== Short problem ==
Transcribe the records below exactly as they appear, omitting any pictures.
Begin Records for this task
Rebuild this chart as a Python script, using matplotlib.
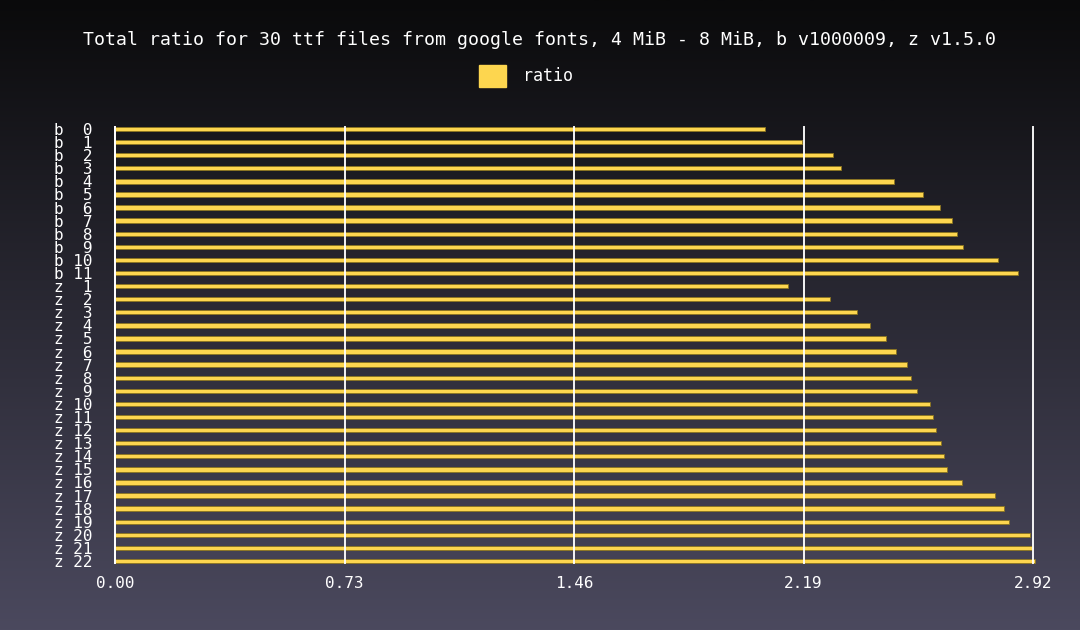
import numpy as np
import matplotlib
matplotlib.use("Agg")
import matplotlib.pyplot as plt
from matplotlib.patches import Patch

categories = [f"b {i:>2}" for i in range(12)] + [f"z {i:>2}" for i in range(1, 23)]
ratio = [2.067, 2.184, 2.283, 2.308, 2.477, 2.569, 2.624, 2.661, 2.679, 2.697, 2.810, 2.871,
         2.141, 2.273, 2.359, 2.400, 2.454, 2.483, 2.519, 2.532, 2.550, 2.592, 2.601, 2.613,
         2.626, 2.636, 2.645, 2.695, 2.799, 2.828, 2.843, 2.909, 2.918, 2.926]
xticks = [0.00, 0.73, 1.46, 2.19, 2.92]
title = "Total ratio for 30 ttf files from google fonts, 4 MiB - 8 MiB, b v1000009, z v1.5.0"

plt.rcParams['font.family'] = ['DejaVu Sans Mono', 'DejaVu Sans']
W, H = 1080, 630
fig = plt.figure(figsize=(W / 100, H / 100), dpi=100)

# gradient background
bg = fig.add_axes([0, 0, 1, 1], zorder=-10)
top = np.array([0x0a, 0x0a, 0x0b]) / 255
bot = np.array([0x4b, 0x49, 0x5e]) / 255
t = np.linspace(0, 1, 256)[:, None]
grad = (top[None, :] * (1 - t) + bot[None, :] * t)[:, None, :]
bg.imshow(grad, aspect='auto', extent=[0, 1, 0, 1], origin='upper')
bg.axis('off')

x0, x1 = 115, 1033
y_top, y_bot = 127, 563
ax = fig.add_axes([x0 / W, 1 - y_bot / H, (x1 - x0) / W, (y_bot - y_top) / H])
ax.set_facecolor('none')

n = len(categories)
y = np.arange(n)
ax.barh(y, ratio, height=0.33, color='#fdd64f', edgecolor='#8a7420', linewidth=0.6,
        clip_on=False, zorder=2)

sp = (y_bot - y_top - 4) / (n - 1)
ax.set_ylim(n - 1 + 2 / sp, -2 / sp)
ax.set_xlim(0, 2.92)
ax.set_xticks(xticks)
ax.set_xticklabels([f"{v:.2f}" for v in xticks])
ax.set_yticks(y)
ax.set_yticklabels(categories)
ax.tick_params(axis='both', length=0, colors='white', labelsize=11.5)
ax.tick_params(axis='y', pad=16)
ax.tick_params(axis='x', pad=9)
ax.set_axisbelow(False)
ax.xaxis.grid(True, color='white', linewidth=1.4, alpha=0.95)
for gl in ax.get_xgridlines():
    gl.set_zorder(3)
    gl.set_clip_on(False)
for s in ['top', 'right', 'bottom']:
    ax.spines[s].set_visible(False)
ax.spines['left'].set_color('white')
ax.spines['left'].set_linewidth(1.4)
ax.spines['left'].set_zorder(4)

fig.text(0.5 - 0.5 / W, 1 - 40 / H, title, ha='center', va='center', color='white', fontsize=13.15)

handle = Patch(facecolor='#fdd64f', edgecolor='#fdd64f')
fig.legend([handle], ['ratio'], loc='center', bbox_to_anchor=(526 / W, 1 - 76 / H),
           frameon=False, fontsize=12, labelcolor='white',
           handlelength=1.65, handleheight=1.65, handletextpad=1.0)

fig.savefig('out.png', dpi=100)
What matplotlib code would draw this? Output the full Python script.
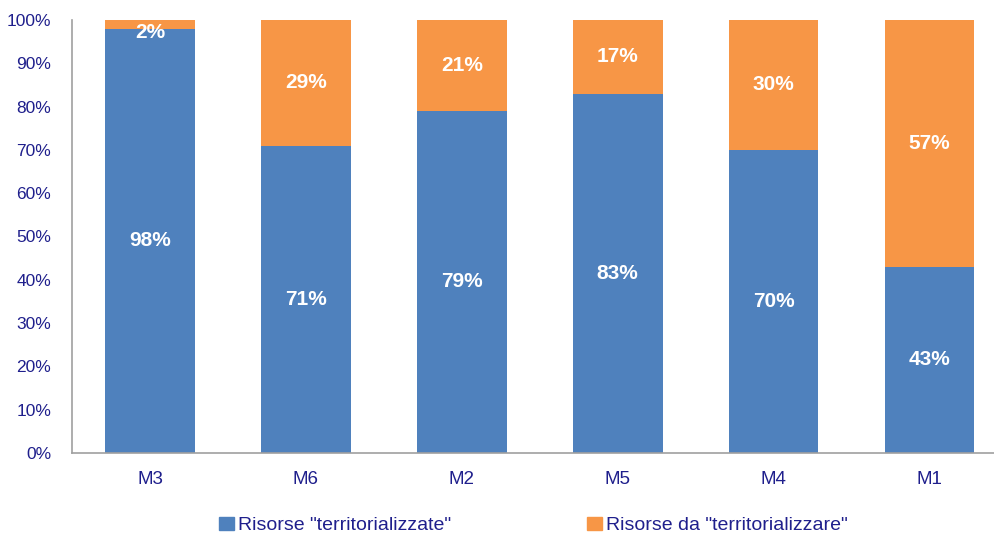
End Records for this task
== Answer to this exercise ==
Rebuild this chart as a Python script, using matplotlib.
import numpy as np
import matplotlib
matplotlib.use("Agg")
import matplotlib.pyplot as plt
from matplotlib.patches import Patch

categories = [f"b {i:>2}" for i in range(12)] + [f"z {i:>2}" for i in range(1, 23)]
ratio = [2.067, 2.184, 2.283, 2.308, 2.477, 2.569, 2.624, 2.661, 2.679, 2.697, 2.810, 2.871,
         2.141, 2.273, 2.359, 2.400, 2.454, 2.483, 2.519, 2.532, 2.550, 2.592, 2.601, 2.613,
         2.626, 2.636, 2.645, 2.695, 2.799, 2.828, 2.843, 2.909, 2.918, 2.926]
xticks = [0.00, 0.73, 1.46, 2.19, 2.92]
title = "Total ratio for 30 ttf files from google fonts, 4 MiB - 8 MiB, b v1000009, z v1.5.0"

plt.rcParams['font.family'] = ['DejaVu Sans Mono', 'DejaVu Sans']
W, H = 1080, 630
fig = plt.figure(figsize=(W / 100, H / 100), dpi=100)

# gradient background
bg = fig.add_axes([0, 0, 1, 1], zorder=-10)
top = np.array([0x0a, 0x0a, 0x0b]) / 255
bot = np.array([0x4b, 0x49, 0x5e]) / 255
t = np.linspace(0, 1, 256)[:, None]
grad = (top[None, :] * (1 - t) + bot[None, :] * t)[:, None, :]
bg.imshow(grad, aspect='auto', extent=[0, 1, 0, 1], origin='upper')
bg.axis('off')

x0, x1 = 115, 1033
y_top, y_bot = 127, 563
ax = fig.add_axes([x0 / W, 1 - y_bot / H, (x1 - x0) / W, (y_bot - y_top) / H])
ax.set_facecolor('none')

n = len(categories)
y = np.arange(n)
ax.barh(y, ratio, height=0.33, color='#fdd64f', edgecolor='#8a7420', linewidth=0.6,
        clip_on=False, zorder=2)

sp = (y_bot - y_top - 4) / (n - 1)
ax.set_ylim(n - 1 + 2 / sp, -2 / sp)
ax.set_xlim(0, 2.92)
ax.set_xticks(xticks)
ax.set_xticklabels([f"{v:.2f}" for v in xticks])
ax.set_yticks(y)
ax.set_yticklabels(categories)
ax.tick_params(axis='both', length=0, colors='white', labelsize=11.5)
ax.tick_params(axis='y', pad=16)
ax.tick_params(axis='x', pad=9)
ax.set_axisbelow(False)
ax.xaxis.grid(True, color='white', linewidth=1.4, alpha=0.95)
for gl in ax.get_xgridlines():
    gl.set_zorder(3)
    gl.set_clip_on(False)
for s in ['top', 'right', 'bottom']:
    ax.spines[s].set_visible(False)
ax.spines['left'].set_color('white')
ax.spines['left'].set_linewidth(1.4)
ax.spines['left'].set_zorder(4)

fig.text(0.5 - 0.5 / W, 1 - 40 / H, title, ha='center', va='center', color='white', fontsize=13.15)

handle = Patch(facecolor='#fdd64f', edgecolor='#fdd64f')
fig.legend([handle], ['ratio'], loc='center', bbox_to_anchor=(526 / W, 1 - 76 / H),
           frameon=False, fontsize=12, labelcolor='white',
           handlelength=1.65, handleheight=1.65, handletextpad=1.0)

fig.savefig('out.png', dpi=100)
What matplotlib code would draw this? Output the full Python script.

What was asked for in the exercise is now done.